***** PROVIDED MATERIAL *****
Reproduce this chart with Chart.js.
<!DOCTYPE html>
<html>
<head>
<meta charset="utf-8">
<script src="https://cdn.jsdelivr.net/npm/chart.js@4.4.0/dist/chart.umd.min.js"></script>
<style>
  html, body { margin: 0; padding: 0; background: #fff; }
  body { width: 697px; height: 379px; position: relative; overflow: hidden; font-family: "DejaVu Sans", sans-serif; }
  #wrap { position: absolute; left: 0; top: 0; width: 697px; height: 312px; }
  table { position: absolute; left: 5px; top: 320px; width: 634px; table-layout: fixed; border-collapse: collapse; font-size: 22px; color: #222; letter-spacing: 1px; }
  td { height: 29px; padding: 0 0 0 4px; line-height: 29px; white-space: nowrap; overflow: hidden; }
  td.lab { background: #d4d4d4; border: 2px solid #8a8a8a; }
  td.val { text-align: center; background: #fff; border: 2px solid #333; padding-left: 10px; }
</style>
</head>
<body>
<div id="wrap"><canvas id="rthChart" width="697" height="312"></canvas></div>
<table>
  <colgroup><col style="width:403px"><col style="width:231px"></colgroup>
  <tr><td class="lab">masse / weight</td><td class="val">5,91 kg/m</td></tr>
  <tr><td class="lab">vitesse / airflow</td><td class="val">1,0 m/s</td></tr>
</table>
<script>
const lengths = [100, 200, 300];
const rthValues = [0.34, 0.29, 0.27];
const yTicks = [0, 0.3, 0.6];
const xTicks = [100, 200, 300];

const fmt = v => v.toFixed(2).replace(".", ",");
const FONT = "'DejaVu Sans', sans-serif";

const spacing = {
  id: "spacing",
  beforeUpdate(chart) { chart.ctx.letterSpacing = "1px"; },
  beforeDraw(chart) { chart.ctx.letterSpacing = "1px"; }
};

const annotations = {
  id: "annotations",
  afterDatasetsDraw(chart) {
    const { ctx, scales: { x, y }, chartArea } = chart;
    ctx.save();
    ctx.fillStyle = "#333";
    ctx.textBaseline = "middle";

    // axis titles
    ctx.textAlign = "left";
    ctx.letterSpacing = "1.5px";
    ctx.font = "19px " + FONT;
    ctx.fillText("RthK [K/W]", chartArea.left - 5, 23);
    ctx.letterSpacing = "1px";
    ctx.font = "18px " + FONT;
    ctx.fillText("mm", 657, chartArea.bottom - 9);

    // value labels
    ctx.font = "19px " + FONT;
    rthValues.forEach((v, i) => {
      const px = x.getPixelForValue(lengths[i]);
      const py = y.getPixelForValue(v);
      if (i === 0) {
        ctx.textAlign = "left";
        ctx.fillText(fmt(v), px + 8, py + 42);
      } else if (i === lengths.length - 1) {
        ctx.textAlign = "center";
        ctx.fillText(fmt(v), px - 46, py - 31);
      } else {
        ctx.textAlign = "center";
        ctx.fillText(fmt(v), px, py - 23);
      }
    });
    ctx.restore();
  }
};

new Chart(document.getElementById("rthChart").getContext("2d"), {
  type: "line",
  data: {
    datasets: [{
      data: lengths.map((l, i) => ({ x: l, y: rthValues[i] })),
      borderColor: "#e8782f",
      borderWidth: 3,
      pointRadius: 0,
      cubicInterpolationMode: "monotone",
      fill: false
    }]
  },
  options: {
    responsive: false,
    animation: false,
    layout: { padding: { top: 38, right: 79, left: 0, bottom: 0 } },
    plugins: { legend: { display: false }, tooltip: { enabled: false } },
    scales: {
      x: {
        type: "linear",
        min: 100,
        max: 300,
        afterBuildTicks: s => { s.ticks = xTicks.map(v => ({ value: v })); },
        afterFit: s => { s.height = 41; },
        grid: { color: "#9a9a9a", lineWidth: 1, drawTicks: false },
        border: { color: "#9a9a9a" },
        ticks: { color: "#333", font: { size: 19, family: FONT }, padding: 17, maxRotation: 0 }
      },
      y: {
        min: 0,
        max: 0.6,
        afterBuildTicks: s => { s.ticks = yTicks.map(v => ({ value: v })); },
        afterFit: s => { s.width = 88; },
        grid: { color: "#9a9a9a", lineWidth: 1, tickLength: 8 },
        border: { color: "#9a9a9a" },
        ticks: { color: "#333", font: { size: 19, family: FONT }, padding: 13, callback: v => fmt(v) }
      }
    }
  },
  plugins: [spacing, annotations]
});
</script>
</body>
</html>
*****
INSTRUCTION:
Retype the listing exactly, in full.

TASK OUTPUT:
Reproduce this chart with Chart.js.
<!DOCTYPE html>
<html>
<head>
<meta charset="utf-8">
<script src="https://cdn.jsdelivr.net/npm/chart.js@4.4.0/dist/chart.umd.min.js"></script>
<style>
  html, body { margin: 0; padding: 0; background: #fff; }
  body { width: 697px; height: 379px; position: relative; overflow: hidden; font-family: "DejaVu Sans", sans-serif; }
  #wrap { position: absolute; left: 0; top: 0; width: 697px; height: 312px; }
  table { position: absolute; left: 5px; top: 320px; width: 634px; table-layout: fixed; border-collapse: collapse; font-size: 22px; color: #222; letter-spacing: 1px; }
  td { height: 29px; padding: 0 0 0 4px; line-height: 29px; white-space: nowrap; overflow: hidden; }
  td.lab { background: #d4d4d4; border: 2px solid #8a8a8a; }
  td.val { text-align: center; background: #fff; border: 2px solid #333; padding-left: 10px; }
</style>
</head>
<body>
<div id="wrap"><canvas id="rthChart" width="697" height="312"></canvas></div>
<table>
  <colgroup><col style="width:403px"><col style="width:231px"></colgroup>
  <tr><td class="lab">masse / weight</td><td class="val">5,91 kg/m</td></tr>
  <tr><td class="lab">vitesse / airflow</td><td class="val">1,0 m/s</td></tr>
</table>
<script>
const lengths = [100, 200, 300];
const rthValues = [0.34, 0.29, 0.27];
const yTicks = [0, 0.3, 0.6];
const xTicks = [100, 200, 300];

const fmt = v => v.toFixed(2).replace(".", ",");
const FONT = "'DejaVu Sans', sans-serif";

const spacing = {
  id: "spacing",
  beforeUpdate(chart) { chart.ctx.letterSpacing = "1px"; },
  beforeDraw(chart) { chart.ctx.letterSpacing = "1px"; }
};

const annotations = {
  id: "annotations",
  afterDatasetsDraw(chart) {
    const { ctx, scales: { x, y }, chartArea } = chart;
    ctx.save();
    ctx.fillStyle = "#333";
    ctx.textBaseline = "middle";

    // axis titles
    ctx.textAlign = "left";
    ctx.letterSpacing = "1.5px";
    ctx.font = "19px " + FONT;
    ctx.fillText("RthK [K/W]", chartArea.left - 5, 23);
    ctx.letterSpacing = "1px";
    ctx.font = "18px " + FONT;
    ctx.fillText("mm", 657, chartArea.bottom - 9);

    // value labels
    ctx.font = "19px " + FONT;
    rthValues.forEach((v, i) => {
      const px = x.getPixelForValue(lengths[i]);
      const py = y.getPixelForValue(v);
      if (i === 0) {
        ctx.textAlign = "left";
        ctx.fillText(fmt(v), px + 8, py + 42);
      } else if (i === lengths.length - 1) {
        ctx.textAlign = "center";
        ctx.fillText(fmt(v), px - 46, py - 31);
      } else {
        ctx.textAlign = "center";
        ctx.fillText(fmt(v), px, py - 23);
      }
    });
    ctx.restore();
  }
};

new Chart(document.getElementById("rthChart").getContext("2d"), {
  type: "line",
  data: {
    datasets: [{
      data: lengths.map((l, i) => ({ x: l, y: rthValues[i] })),
      borderColor: "#e8782f",
      borderWidth: 3,
      pointRadius: 0,
      cubicInterpolationMode: "monotone",
      fill: false
    }]
  },
  options: {
    responsive: false,
    animation: false,
    layout: { padding: { top: 38, right: 79, left: 0, bottom: 0 } },
    plugins: { legend: { display: false }, tooltip: { enabled: false } },
    scales: {
      x: {
        type: "linear",
        min: 100,
        max: 300,
        afterBuildTicks: s => { s.ticks = xTicks.map(v => ({ value: v })); },
        afterFit: s => { s.height = 41; },
        grid: { color: "#9a9a9a", lineWidth: 1, drawTicks: false },
        border: { color: "#9a9a9a" },
        ticks: { color: "#333", font: { size: 19, family: FONT }, padding: 17, maxRotation: 0 }
      },
      y: {
        min: 0,
        max: 0.6,
        afterBuildTicks: s => { s.ticks = yTicks.map(v => ({ value: v })); },
        afterFit: s => { s.width = 88; },
        grid: { color: "#9a9a9a", lineWidth: 1, tickLength: 8 },
        border: { color: "#9a9a9a" },
        ticks: { color: "#333", font: { size: 19, family: FONT }, padding: 13, callback: v => fmt(v) }
      }
    }
  },
  plugins: [spacing, annotations]
});
</script>
</body>
</html>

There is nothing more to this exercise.